Still, more than a few white Southerners actively worked to prevent integration and stop the prospect of future generations mixing and marrying across the color line. During the 1950s and 1960s, most white Southerners saw the world through the lens of what the journalist Robert Sherrill called “scrotum sociology.” Sherrill’s provocative phrase sought to highlight the obsessive paranoia that whites (both men and women) had with idea of young black boys raping white girls in public schools following the Supreme Court’s Brown v. Board of Education decision in 1954.

These memories remain alive in the minds of millions of Americans, both black and white. In her recent book on public school desegregation (“Something Must Be Done About Prince Edward County: A Family, a Virginia Town, a Civil Rights Battle”) journalist Kristen Green, a former reporter at The Times-Dispatch, highlights how some of the patriarchs of white society believed to their dying days that closing the county’s public schools was the right thing to do if it meant preventing black boys from taking sexual liberties with white girls.

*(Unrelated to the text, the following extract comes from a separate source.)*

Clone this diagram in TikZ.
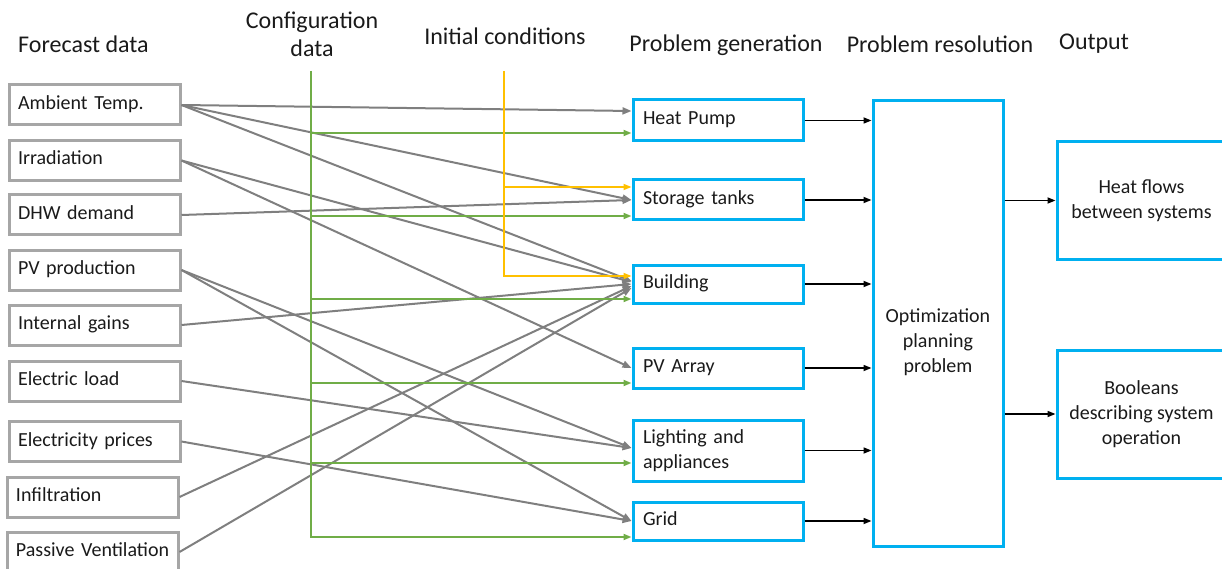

To say Confederate statues mean different things to different people is as misinformed as it is willfully ignorant of the history that led to their erection. So, it is in America’s museums and historical societies we can overcome this misguided view and learn about the heritage these Southern men bequeathed to the modern United States. The secessionist fight to perpetuate slavery, to monumentalize their racist cause, is a story that can teach generations of Americans some important historical lessons about the moral wrong of slavery, the folly of racism and the demagoguery of Jim Crow segregation.

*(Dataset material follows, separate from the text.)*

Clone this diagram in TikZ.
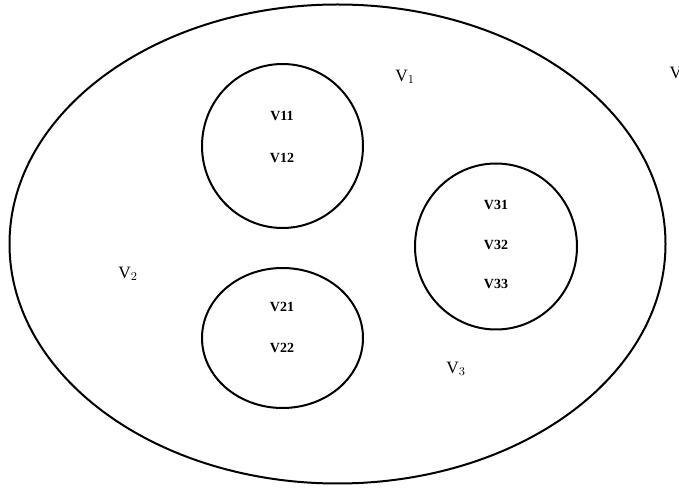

A compromise could be to remove memorials and statues to Confederate generals, whiles leaving monuments that honor the grave sites of both sides. However, these monuments are on side of history. We allow confederate monuments to exist say from a historical view they following the morals of their time. We fail to see is this the white perspective and only one side of it, abolitionist societies were formed in the 18th century. We fail to see that to blacks slavery was immoral, so by allowing the monuments to stand we legitimize one side and de-legitimize another.

Perhaps, then, I should give the last word to John Mitchell, a former slave and the editor of the Richmond Planet. Mitchell wrote in 1890 what many Americans are thinking in 2015 when he editorialized on the unveiling of the Robert. E. Lee Monument in Richmond: “He (the Negro) put up the Lee Monument, and should the time come, will be there to take it down.”

The time has come.

PS. Many GOP protesters also called out the alleged hypocrisy of those who want Confederate statues down but are apparently fine with the statue of Vladimir Lenin in Seattle and why isn’t that being protested. On 8/18/17 Seattle’s Democratic Mayor Ed Murray said a statue of Soviet dictator Vladimir Lenin in the city should be taken down. While the Lenin statue is on private land and privately owned, the mayor said the case for its removal must still be made.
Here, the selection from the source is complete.